The recommendations put the maximum number of felony cases per year at 150; misdemeanors at 400; juvenile cases and mental health cases at 200 each and no more than 25 appeals a year.

Those are not to be added together, but counted separately, though most public defenders and appointed attorneys do handle a variety of cases of varying complexity.

The average caseload of an assistant district public defender in Tennessee is between 600 and 650, Henry said.

Ardena Garth was appointed Hamilton County's first district public defender in 1989 and has been re-elected since then.

She has managed to keep her attorneys' caseloads near the recommended average of 150 per attorney annually but only by prioritizing the cases her staff can handle.
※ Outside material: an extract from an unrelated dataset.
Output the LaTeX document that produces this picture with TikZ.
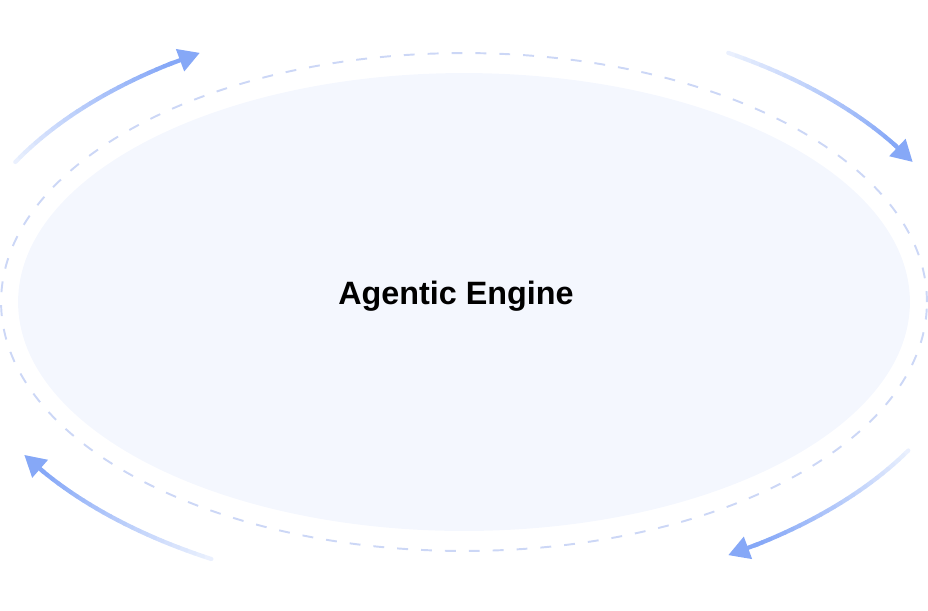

"This is an example of what we as public defenders are supposed to do," Garth said. "Manage our caseload."

More staffing would mean lighter caseloads. But staff costs money.

There is no legal requirement for the state to fund public defenders at a certain level in Tennessee. Henry said the conference requests annual funding like any other agency. This year's request is $45 million statewide.

In Hamilton County, the public defender receives at least 75 percent of what the county gives to the district attorney's office. Garth received $1.8 million from the conference and $413,000 last year to run the Hamilton County District Public Defender's office.

She said indigent defense and the rights promised through the Gideon ruling wouldn't be possible without a combination of appointed attorneys and the public defender's office.

"We've got it to where it's supposed to be, but we're still asking for resources to get it to where it needs to be," Garth said of public defender caseloads.

"I think if nothing else [Gideon] goes to show there are certain parts of the Constitution that sound great but there's an extra step that needs to happen for it to have teeth," Garth said.